START Provided data
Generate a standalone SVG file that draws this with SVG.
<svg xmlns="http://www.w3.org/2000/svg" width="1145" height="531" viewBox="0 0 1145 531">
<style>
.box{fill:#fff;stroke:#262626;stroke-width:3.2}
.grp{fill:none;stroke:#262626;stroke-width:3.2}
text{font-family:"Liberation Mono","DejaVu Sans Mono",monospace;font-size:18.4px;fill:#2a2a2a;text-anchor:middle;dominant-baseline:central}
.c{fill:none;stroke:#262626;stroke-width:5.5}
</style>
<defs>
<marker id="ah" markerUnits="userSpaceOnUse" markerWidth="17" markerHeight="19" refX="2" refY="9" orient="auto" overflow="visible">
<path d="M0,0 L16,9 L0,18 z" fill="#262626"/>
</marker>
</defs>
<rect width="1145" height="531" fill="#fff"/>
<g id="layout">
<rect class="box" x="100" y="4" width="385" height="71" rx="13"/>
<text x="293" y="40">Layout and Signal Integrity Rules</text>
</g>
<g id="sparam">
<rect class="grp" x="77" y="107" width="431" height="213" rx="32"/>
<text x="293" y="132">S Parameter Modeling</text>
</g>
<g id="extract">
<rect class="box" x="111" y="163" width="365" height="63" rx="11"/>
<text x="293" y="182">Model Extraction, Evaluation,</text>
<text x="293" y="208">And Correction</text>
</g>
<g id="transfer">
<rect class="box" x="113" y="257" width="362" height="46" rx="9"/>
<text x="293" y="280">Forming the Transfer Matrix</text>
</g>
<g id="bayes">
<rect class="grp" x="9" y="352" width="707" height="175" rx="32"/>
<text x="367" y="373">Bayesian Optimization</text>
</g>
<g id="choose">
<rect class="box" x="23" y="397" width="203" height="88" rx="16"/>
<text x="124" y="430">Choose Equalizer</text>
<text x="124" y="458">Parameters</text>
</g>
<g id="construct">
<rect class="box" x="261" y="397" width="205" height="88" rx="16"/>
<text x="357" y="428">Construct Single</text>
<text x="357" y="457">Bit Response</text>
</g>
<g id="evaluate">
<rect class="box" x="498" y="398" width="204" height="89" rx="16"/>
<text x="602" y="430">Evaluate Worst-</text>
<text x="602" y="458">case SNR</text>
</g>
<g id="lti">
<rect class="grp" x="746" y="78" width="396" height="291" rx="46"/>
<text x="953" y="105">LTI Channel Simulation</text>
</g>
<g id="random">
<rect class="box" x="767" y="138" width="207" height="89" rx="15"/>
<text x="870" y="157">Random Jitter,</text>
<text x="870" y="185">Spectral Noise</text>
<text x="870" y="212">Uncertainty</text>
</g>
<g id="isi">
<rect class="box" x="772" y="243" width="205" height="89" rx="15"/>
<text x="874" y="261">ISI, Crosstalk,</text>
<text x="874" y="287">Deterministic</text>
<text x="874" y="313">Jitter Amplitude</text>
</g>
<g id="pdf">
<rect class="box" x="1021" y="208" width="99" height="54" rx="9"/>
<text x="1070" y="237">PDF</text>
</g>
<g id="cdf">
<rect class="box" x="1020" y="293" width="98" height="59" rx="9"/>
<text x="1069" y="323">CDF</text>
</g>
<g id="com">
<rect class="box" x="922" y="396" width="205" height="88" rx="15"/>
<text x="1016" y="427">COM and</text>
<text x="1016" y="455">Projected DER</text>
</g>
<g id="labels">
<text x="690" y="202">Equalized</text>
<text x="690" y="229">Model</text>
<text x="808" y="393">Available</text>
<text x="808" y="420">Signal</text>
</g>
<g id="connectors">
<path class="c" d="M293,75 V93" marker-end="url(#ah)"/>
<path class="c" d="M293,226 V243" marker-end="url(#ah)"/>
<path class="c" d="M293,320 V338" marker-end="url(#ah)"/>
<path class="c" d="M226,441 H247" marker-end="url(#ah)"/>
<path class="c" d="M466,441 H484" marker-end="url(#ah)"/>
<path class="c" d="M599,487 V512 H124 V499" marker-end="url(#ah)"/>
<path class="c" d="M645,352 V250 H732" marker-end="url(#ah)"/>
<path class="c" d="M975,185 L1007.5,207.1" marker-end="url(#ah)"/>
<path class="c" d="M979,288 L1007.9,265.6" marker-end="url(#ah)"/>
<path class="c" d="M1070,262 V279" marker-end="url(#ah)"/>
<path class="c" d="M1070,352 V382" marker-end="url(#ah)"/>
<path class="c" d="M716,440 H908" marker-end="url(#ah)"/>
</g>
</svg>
END Provided data
→ What the exercise asks
Your task is to repeat the data exactly, with nothing left out.

→ Exercise answer
Generate a standalone SVG file that draws this with SVG.
<svg xmlns="http://www.w3.org/2000/svg" width="1145" height="531" viewBox="0 0 1145 531">
<style>
.box{fill:#fff;stroke:#262626;stroke-width:3.2}
.grp{fill:none;stroke:#262626;stroke-width:3.2}
text{font-family:"Liberation Mono","DejaVu Sans Mono",monospace;font-size:18.4px;fill:#2a2a2a;text-anchor:middle;dominant-baseline:central}
.c{fill:none;stroke:#262626;stroke-width:5.5}
</style>
<defs>
<marker id="ah" markerUnits="userSpaceOnUse" markerWidth="17" markerHeight="19" refX="2" refY="9" orient="auto" overflow="visible">
<path d="M0,0 L16,9 L0,18 z" fill="#262626"/>
</marker>
</defs>
<rect width="1145" height="531" fill="#fff"/>
<g id="layout">
<rect class="box" x="100" y="4" width="385" height="71" rx="13"/>
<text x="293" y="40">Layout and Signal Integrity Rules</text>
</g>
<g id="sparam">
<rect class="grp" x="77" y="107" width="431" height="213" rx="32"/>
<text x="293" y="132">S Parameter Modeling</text>
</g>
<g id="extract">
<rect class="box" x="111" y="163" width="365" height="63" rx="11"/>
<text x="293" y="182">Model Extraction, Evaluation,</text>
<text x="293" y="208">And Correction</text>
</g>
<g id="transfer">
<rect class="box" x="113" y="257" width="362" height="46" rx="9"/>
<text x="293" y="280">Forming the Transfer Matrix</text>
</g>
<g id="bayes">
<rect class="grp" x="9" y="352" width="707" height="175" rx="32"/>
<text x="367" y="373">Bayesian Optimization</text>
</g>
<g id="choose">
<rect class="box" x="23" y="397" width="203" height="88" rx="16"/>
<text x="124" y="430">Choose Equalizer</text>
<text x="124" y="458">Parameters</text>
</g>
<g id="construct">
<rect class="box" x="261" y="397" width="205" height="88" rx="16"/>
<text x="357" y="428">Construct Single</text>
<text x="357" y="457">Bit Response</text>
</g>
<g id="evaluate">
<rect class="box" x="498" y="398" width="204" height="89" rx="16"/>
<text x="602" y="430">Evaluate Worst-</text>
<text x="602" y="458">case SNR</text>
</g>
<g id="lti">
<rect class="grp" x="746" y="78" width="396" height="291" rx="46"/>
<text x="953" y="105">LTI Channel Simulation</text>
</g>
<g id="random">
<rect class="box" x="767" y="138" width="207" height="89" rx="15"/>
<text x="870" y="157">Random Jitter,</text>
<text x="870" y="185">Spectral Noise</text>
<text x="870" y="212">Uncertainty</text>
</g>
<g id="isi">
<rect class="box" x="772" y="243" width="205" height="89" rx="15"/>
<text x="874" y="261">ISI, Crosstalk,</text>
<text x="874" y="287">Deterministic</text>
<text x="874" y="313">Jitter Amplitude</text>
</g>
<g id="pdf">
<rect class="box" x="1021" y="208" width="99" height="54" rx="9"/>
<text x="1070" y="237">PDF</text>
</g>
<g id="cdf">
<rect class="box" x="1020" y="293" width="98" height="59" rx="9"/>
<text x="1069" y="323">CDF</text>
</g>
<g id="com">
<rect class="box" x="922" y="396" width="205" height="88" rx="15"/>
<text x="1016" y="427">COM and</text>
<text x="1016" y="455">Projected DER</text>
</g>
<g id="labels">
<text x="690" y="202">Equalized</text>
<text x="690" y="229">Model</text>
<text x="808" y="393">Available</text>
<text x="808" y="420">Signal</text>
</g>
<g id="connectors">
<path class="c" d="M293,75 V93" marker-end="url(#ah)"/>
<path class="c" d="M293,226 V243" marker-end="url(#ah)"/>
<path class="c" d="M293,320 V338" marker-end="url(#ah)"/>
<path class="c" d="M226,441 H247" marker-end="url(#ah)"/>
<path class="c" d="M466,441 H484" marker-end="url(#ah)"/>
<path class="c" d="M599,487 V512 H124 V499" marker-end="url(#ah)"/>
<path class="c" d="M645,352 V250 H732" marker-end="url(#ah)"/>
<path class="c" d="M975,185 L1007.5,207.1" marker-end="url(#ah)"/>
<path class="c" d="M979,288 L1007.9,265.6" marker-end="url(#ah)"/>
<path class="c" d="M1070,262 V279" marker-end="url(#ah)"/>
<path class="c" d="M1070,352 V382" marker-end="url(#ah)"/>
<path class="c" d="M716,440 H908" marker-end="url(#ah)"/>
</g>
</svg>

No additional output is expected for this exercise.